I should add that what I had on did the job for the most part. Things got a little dicey late in the game as those hot packets began to wear off. And no matter which deep pocket I buried my early-2000s flip phone, it was rendered inoperable. Which is why I have no square, low-resolution photos from the day to share and you just have to take my word for it. But it was hard to complain when you're just a few rows away from the obligatory fat guys who opted to take their shirts off. Lord help me, do I love a good fat man. The kinds of guys you see working outside all winter wearing shorts are my favorite people. And there was as much bare gentleman flesh on display than you'd expect to see at a beach in July. Only my appreciation for Fat Guy Culture kept me from gutting one like a Tauntaun for warmth. And I'm sure they do smell bad on the outside.

As far as the game itself, a few things. One, as bad as it was in the stands, it's hard to fathom what it was like to get hit and tackled on that playing surface. It had to be like playing football on concrete. On the dark side of Pluto. 

Another thing I remember was that this was just the latest in a series of Titans games of that era where the narrative was all about how Steve McNair was reportedly playing through a ton of pain.

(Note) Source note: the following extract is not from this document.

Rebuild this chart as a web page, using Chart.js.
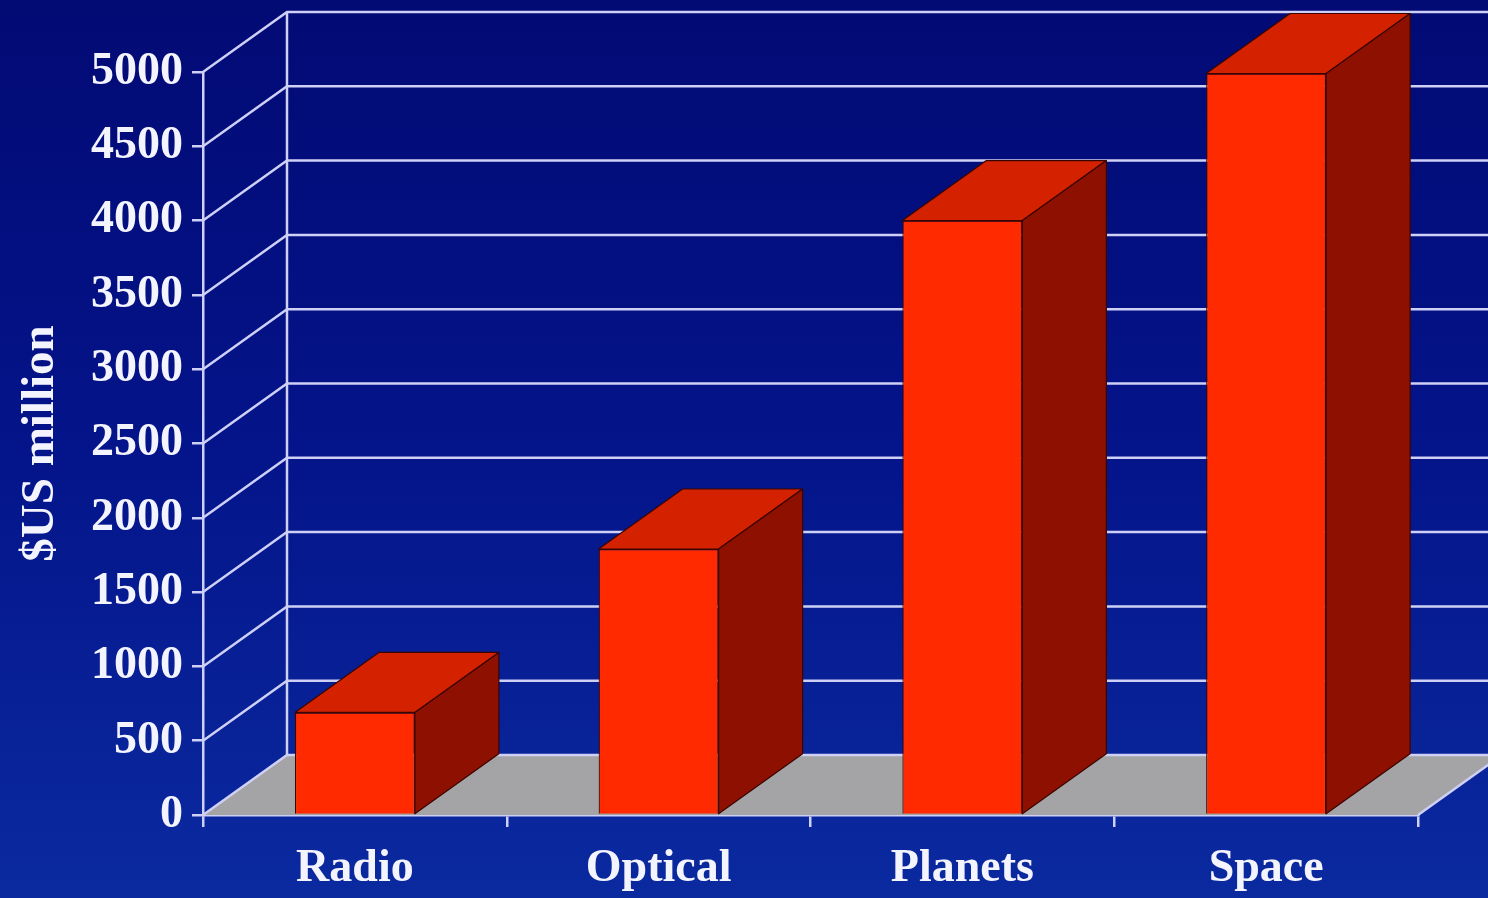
<!DOCTYPE html>
<html>
<head>
<meta charset="utf-8">
<script src="https://cdn.jsdelivr.net/npm/chart.js@4/dist/chart.umd.min.js"></script>
<style>
  html, body { margin: 0; padding: 0; background: #061a8c; }
  #wrap { width: 1488px; height: 898px; }
</style>
</head>
<body>
<div id="wrap"><canvas id="c" width="1488" height="898"></canvas></div>
<script>
// ---- data ----
const categories = ['Radio', 'Optical', 'Planets', 'Space'];
const costs = [690, 1790, 4000, 4990];
const yTickValues = [0, 500, 1000, 1500, 2000, 2500, 3000, 3500, 4000, 4500, 5000];
const yAxisTitle = '$US million';

// ---- styles ----
const gridColor = '#cfd0f6';
const textColor = '#f4f4ff';
const fontFamily = '"Liberation Serif", "Times New Roman", serif';
const depthX = 84, depthY = -60;

const threeD = {
  id: 'threeD',
  beforeDraw(chart) {
    const { ctx, width, height } = chart;
    const g = ctx.createLinearGradient(0, 0, 0, height);
    g.addColorStop(0, '#020a74');
    g.addColorStop(0.5, '#04148a');
    g.addColorStop(1, '#0b2aa0');
    ctx.save();
    ctx.fillStyle = g;
    ctx.fillRect(0, 0, width, height);
    ctx.restore();
  },
  beforeDatasetsDraw(chart) {
    const { ctx, chartArea: ca, scales } = chart;
    const y = scales.y;
    const y0 = y.getPixelForValue(0);
    const yTop = y.getPixelForValue(yTickValues[yTickValues.length - 1]);
    ctx.save();
    // floor
    ctx.fillStyle = '#a4a4a6';
    ctx.beginPath();
    ctx.moveTo(ca.left, y0);
    ctx.lineTo(ca.right, y0);
    ctx.lineTo(ca.right + depthX, y0 + depthY);
    ctx.lineTo(ca.left + depthX, y0 + depthY);
    ctx.closePath();
    ctx.fill();
    // walls grid
    ctx.strokeStyle = gridColor;
    ctx.lineWidth = 2.5;
    yTickValues.forEach(v => {
      const py = y.getPixelForValue(v);
      ctx.beginPath();
      ctx.moveTo(ca.left, py);
      ctx.lineTo(ca.left + depthX, py + depthY);
      ctx.lineTo(chart.width, py + depthY);
      ctx.stroke();
    });
    ctx.beginPath();
    ctx.moveTo(ca.left + depthX, yTop + depthY);
    ctx.lineTo(ca.left + depthX, y0 + depthY);
    ctx.stroke();
    ctx.beginPath();
    ctx.moveTo(ca.right, y0);
    ctx.lineTo(ca.right + depthX, y0 + depthY);
    ctx.stroke();
    ctx.restore();
  },
  afterDatasetsDraw(chart) {
    const { ctx } = chart;
    const meta = chart.getDatasetMeta(0);
    ctx.save();
    ctx.lineWidth = 1.2;
    ctx.strokeStyle = '#3a0500';
    ctx.lineJoin = 'round';
    meta.data.forEach(bar => {
      const p = bar.getProps(['x', 'y', 'base', 'width'], true);
      const l = p.x - p.width / 2, r = p.x + p.width / 2;
      // top face
      ctx.fillStyle = '#d42200';
      ctx.beginPath();
      ctx.moveTo(l, p.y);
      ctx.lineTo(r, p.y);
      ctx.lineTo(r + depthX, p.y + depthY);
      ctx.lineTo(l + depthX, p.y + depthY);
      ctx.closePath();
      ctx.fill();
      ctx.stroke();
      // side face
      ctx.fillStyle = '#8e1000';
      ctx.beginPath();
      ctx.moveTo(r, p.y);
      ctx.lineTo(r + depthX, p.y + depthY);
      ctx.lineTo(r + depthX, p.base + depthY);
      ctx.lineTo(r, p.base);
      ctx.closePath();
      ctx.fill();
      ctx.stroke();
    });
    ctx.restore();
  }
};

new Chart(document.getElementById('c'), {
  type: 'bar',
  data: {
    labels: categories,
    datasets: [{
      data: costs,
      backgroundColor: '#ff2a00',
      borderColor: '#3a0500',
      borderWidth: 1.2,
      barPercentage: 0.395,
      categoryPercentage: 1,
      clip: false
    }]
  },
  options: {
    responsive: false,
    animation: false,
    devicePixelRatio: 1,
    layout: { padding: { top: 72, right: 70, left: 0, bottom: 0 } },
    plugins: { legend: { display: false }, tooltip: { enabled: false } },
    scales: {
      x: {
        afterFit(s) { s.height = 83; },
        grid: { drawOnChartArea: false, drawTicks: true, tickLength: 12, color: gridColor, lineWidth: 2.5, offset: true },
        border: { display: true, color: gridColor, width: 2.5 },
        ticks: {
          color: textColor, padding: 15, autoSkip: false, maxRotation: 0,
          font: { family: fontFamily, size: 46, weight: 'bold' }
        }
      },
      y: {
        min: 0, max: 5000,
        afterFit(s) { s.width = 203; },
        afterBuildTicks(s) { s.ticks = yTickValues.map(v => ({ value: v })); },
        grid: { drawOnChartArea: false, drawTicks: true, tickLength: 11, color: gridColor, lineWidth: 2.5 },
        border: { display: true, color: gridColor, width: 2.5 },
        ticks: {
          color: textColor, padding: 9, autoSkip: false,
          callback: v => String(v),
          font: { family: fontFamily, size: 46, weight: 'bold' }
        },
        title: {
          display: true, text: yAxisTitle, color: textColor,
          padding: { top: 13, bottom: 0 },
          font: { family: fontFamily, size: 47, weight: 'bold' }
        }
      }
    }
  },
  plugins: [threeD]
});
</script>
</body>
</html>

That he'd been forced to miss a lot of practice time. And it was only by the sheer force of his will and courage that he was taking the field at all. The problem was, that by January of 2004, we'd been hearing it so often and for so many years that it became fair game to question if maybe - just maybe - he's not getting hit more than every other quarterback in the league. Maybe he's just more susceptible to getting injured. Regardless, at the risk of speaking ill of the dead, as he left the field for the 2:00 warning, McNair slowly and deliberately made his way off the field with a pronounced limp. And I swear that as he came back, while the network was clearly still on commercial break, he ambled like a guy out taking his Golden Doodle for a walk through the dog park. I'm just saying, that was what it looked like from the cheap seats. 

As you'd expect under the conditions, this one was a rock fight from beginning to end. The only clear advantage belonged to the Fahrenheit scale. Everyone else kept it close. In the 1st quarter, Tom Brady connected with Bethel Johnson for a 41-yard touchdown. In the 3rd, McNair led an incredible 11-play, almost 8-minute drive capped with a touchdown to Derrick Mason to tie it up. And in the most underrated field goal of his career - just because he had so many other unforgettable ones - Adam Vinatieri put the Pats up 17-14 with a 46-yard field goal. In those temperatures, that had to have felt like kicking a butternut squash. But he nailed it. 

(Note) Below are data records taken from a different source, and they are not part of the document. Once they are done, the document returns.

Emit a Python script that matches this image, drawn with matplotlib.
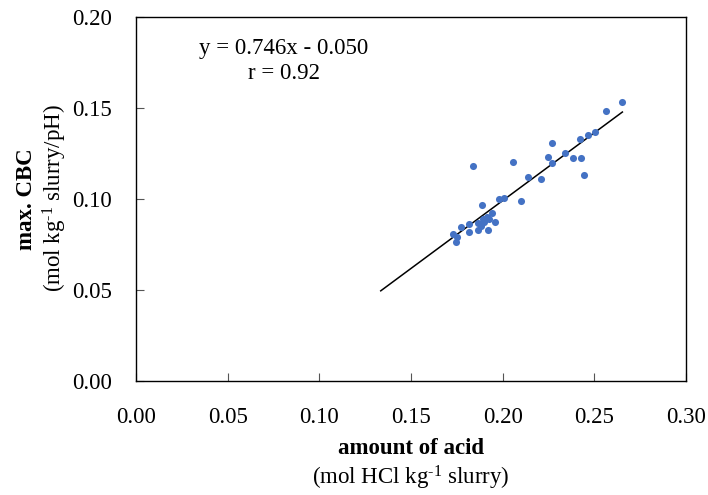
import matplotlib
matplotlib.use("Agg")
from matplotlib import pyplot as plt
import numpy as np

# values
acid = [0.2653, 0.2562, 0.2502, 0.2464, 0.2422, 0.2267, 0.2340, 0.2247, 0.2382, 0.2429,
        0.2271, 0.2058, 0.1840, 0.2445, 0.2138, 0.2211, 0.1982, 0.2007, 0.2102, 0.1889,
        0.1942, 0.1913, 0.1891, 0.1927, 0.1956, 0.1864, 0.1816, 0.1773, 0.1867, 0.1922,
        0.1816, 0.1731, 0.1753, 0.1744, 0.1900, 0.1880]
cbc = [0.1533, 0.1486, 0.1371, 0.1351, 0.1331, 0.1307, 0.1256, 0.1232, 0.1226, 0.1226,
       0.1199, 0.1206, 0.1182, 0.1133, 0.1124, 0.1113, 0.0999, 0.1004, 0.0992, 0.0968,
       0.0922, 0.0904, 0.0889, 0.0889, 0.0874, 0.0867, 0.0863, 0.0849, 0.0830, 0.0830,
       0.0821, 0.0808, 0.0794, 0.0766, 0.0876, 0.0850]

slope = 0.746
intercept = -0.050
line_x = [0.1335, 0.2653]

xticks = [0.00, 0.05, 0.10, 0.15, 0.20, 0.25, 0.30]
yticks = [0.00, 0.05, 0.10, 0.15, 0.20]

plt.rcParams['font.family'] = ['Liberation Serif', 'DejaVu Serif']
plt.rcParams['mathtext.fontset'] = 'custom'
plt.rcParams['mathtext.rm'] = 'Liberation Serif'
plt.rcParams['mathtext.default'] = 'regular'

fig = plt.figure(figsize=(7.08, 4.95), dpi=100)
ax = fig.add_axes([0.1921, 0.2303, 0.7768, 0.7347])

ax.scatter(acid, cbc, s=26, color='#4472C4', zorder=3, linewidths=0)
lx = np.array(line_x)
ax.plot(lx, slope * lx + intercept, color='black', lw=1.1, zorder=2)

ax.set_xlim(0, 0.30)
ax.set_ylim(0, 0.20)
ax.set_xticks(xticks)
ax.set_yticks(yticks)
ax.set_xticklabels(["%.2f" % t for t in xticks])
ax.set_yticklabels(["%.2f" % t for t in yticks])
ax.tick_params(direction='in', length=6, width=0.8, labelsize=16.5, color='#555555')
ax.tick_params(axis='x', pad=18.5)
ax.tick_params(axis='y', pad=17.5)
for s in ax.spines.values():
    s.set_linewidth(1.0)
    s.set_color('black')

ax.text(0.2685, 0.880, "y = 0.746x - 0.050\nr = 0.92", transform=ax.transAxes,
        ha='center', va='center', fontsize=16.5, linespacing=1.25)

fig.text(411 / 708, 1 - 448 / 495, "amount of acid", ha='center', va='center',
         fontsize=16.5, fontweight='bold')
fig.text(411 / 708, 1 - 478 / 495, r"(mol HCl kg$^{\text{-1}}$ slurry)", ha='center',
         va='center', fontsize=16.5)
fig.text(27 / 708, 1 - 199 / 495, "max. CBC", ha='center', va='center', rotation=90,
         fontsize=16.5, fontweight='bold')
fig.text(55 / 708, 1 - 198 / 495, r"(mol kg$^{\text{-1}}$ slurry/pH)", ha='center',
         va='center', rotation=90, fontsize=16.5)

fig.savefig("out.png", dpi=100)
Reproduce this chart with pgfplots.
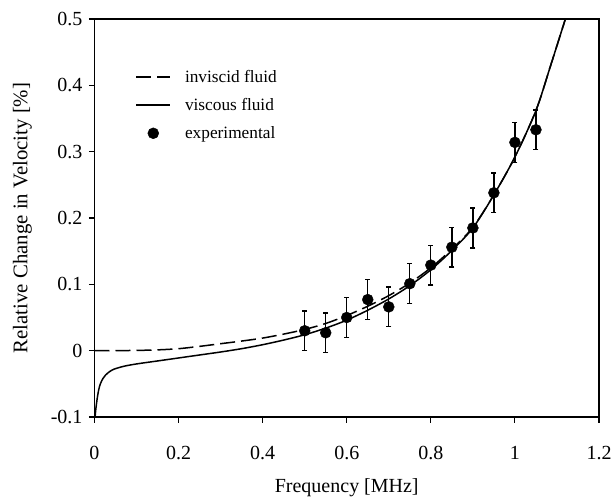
\documentclass[border=0pt]{standalone}
\usepackage{pgfplots}
\pgfplotsset{compat=1.18}
\usepackage{fontspec}
\setmainfont{Liberation Serif}
\pgfplotsset{
  longline legend/.style={legend image code/.code={\draw[##1] (0pt,0pt) -- (34pt,0pt);}},
  longmark legend/.style={legend image code/.code={\draw[mark repeat=2,mark phase=2,##1] plot coordinates {(0pt,0pt) (17pt,0pt) (34pt,0pt)};}},
}
\begin{document}
\begin{tikzpicture}
\begin{axis}[
  scale only axis,
  width=504.5pt, height=398pt,
  xmin=0, xmax=1.2, ymin=-0.1, ymax=0.5,
  xtick={0,0.2,...,1.2}, ytick={-0.1,0,...,0.5},
  xticklabels={0,0.2,0.4,0.6,0.8,1,1.2},
  yticklabels={-0.1,0,0.1,0.2,0.3,0.4,0.5},
  tick align=outside, xtick pos=bottom, ytick pos=left,
  major tick length=5.5pt,
  every tick/.style={black, line width=1.1pt},
  axis line style={line width=1.2pt},
  /pgf/number format/assume math mode=true,
  tick label style={font=\fontsize{20}{24}\selectfont},
  xticklabel style={yshift=-20pt},
  yticklabel style={xshift=-3pt},
  xlabel={Frequency [MHz]},
  ylabel={Relative Change in Velocity [\%]},
  every axis x label/.style={at={(axis description cs:0.5,0)}, yshift=-71pt, anchor=center, font=\fontsize{20}{24}\selectfont},
  every axis y label/.style={at={(axis description cs:0,0.5)}, xshift=-72pt, rotate=90, anchor=center, font=\fontsize{20.8}{24}\selectfont},
  legend style={draw=none, fill=none, at={(axis description cs:0.075,0.882)}, anchor=north west,
    font=\fontsize{17.3}{20}\selectfont, row sep=10.5pt,
    /tikz/every odd column/.style={column sep=12pt}},
  legend cell align=left,
]
\addplot[black, line width=1.5pt, dash pattern=on 15pt off 6pt, smooth, longline legend]
coordinates {
(0,0) (0.05,0.0001) (0.1,0.0004) (0.15,0.0012) (0.2,0.003) (0.25,0.0065)
(0.3,0.0105) (0.35,0.0145) (0.4,0.019) (0.45,0.025) (0.5,0.032) (0.55,0.041)
(0.6,0.053) (0.65,0.067) (0.7,0.083) (0.75,0.102) (0.8,0.125) (0.85,0.153)
(0.9,0.186) (0.95,0.235) (1.0,0.292) (1.05,0.362) (1.085,0.43) (1.12,0.5) (1.13,0.52)
};
\addlegendentry{inviscid fluid}
\addplot[black, line width=1.5pt, smooth, longline legend]
coordinates {
(0.0015,-0.1) (0.003,-0.089) (0.006,-0.074) (0.01,-0.059) (0.014,-0.050)
(0.02,-0.042) (0.026,-0.037) (0.035,-0.032) (0.046,-0.028) (0.07,-0.0235)
(0.1,-0.020) (0.15,-0.0155) (0.2,-0.011) (0.25,-0.0065) (0.3,-0.002)
(0.35,0.003) (0.4,0.009) (0.45,0.016) (0.5,0.024) (0.55,0.034) (0.6,0.046)
(0.65,0.061) (0.7,0.078) (0.75,0.098) (0.8,0.122) (0.85,0.151) (0.9,0.185)
(0.95,0.235) (1.0,0.292) (1.05,0.362) (1.085,0.43) (1.12,0.5) (1.13,0.52)
};
\addlegendentry{viscous fluid}
\addplot[black, only marks, mark=*, mark size=5.5pt, longmark legend,
  error bars/.cd, y dir=both, y explicit,
  error bar style={line width=1.3pt},
  error mark options={rotate=90, mark size=2.5pt, line width=1.3pt}]
coordinates {
(0.50,0.030) +- (0,0.03)
(0.55,0.027) +- (0,0.03)
(0.60,0.050) +- (0,0.03)
(0.65,0.077) +- (0,0.03)
(0.70,0.066) +- (0,0.03)
(0.75,0.101) +- (0,0.03)
(0.80,0.129) +- (0,0.03)
(0.85,0.156) +- (0,0.03)
(0.90,0.185) +- (0,0.03)
(0.95,0.238) +- (0,0.03)
(1.00,0.314) +- (0,0.03)
(1.05,0.333) +- (0,0.03)
};
\addlegendentry{experimental}
\end{axis}
\pgfresetboundingbox
\path ([shift={(-94.5pt,-79pt)}]current axis.south west) rectangle ([shift={(16pt,19pt)}]current axis.north east);
\end{tikzpicture}
\end{document}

McNair, to his eternal credit, led a drive that almost sent the game to overtime. He connected three times to Drew Bennett, once for 13 yards (challenged by the Patriots but upheld), once for 12 yards, and once for 11 yards (challenged by the official, and upheld). Until finally a 4th down pass intended for Bennett that was almost caught hit the ground and it was game over for one of the wildest postseason games in Patriots history. 

The Pats went on to beat the Colts the following week. Meaning they defeated both co-MVPs, McNair and Peyton Manning, in the same playoffs. And established for good that the worst weather the planet can throw at them only provided them with the best homefield advantage in football. It remains to be seen if the Bills can make the same claim, but I tend to doubt it. They just don't seem like a team built for extreme elements. But we'll see. 

The other thing we'll see is whether or not the Bills Mafia are as hardy, dauntless, brave and intrepid as I and 68,435 others were on that unforgettable night in the early days of the Dynasty. My safe return was doubtful. But the honour and recognition in the event of success is still mine, 17 years and five championships later.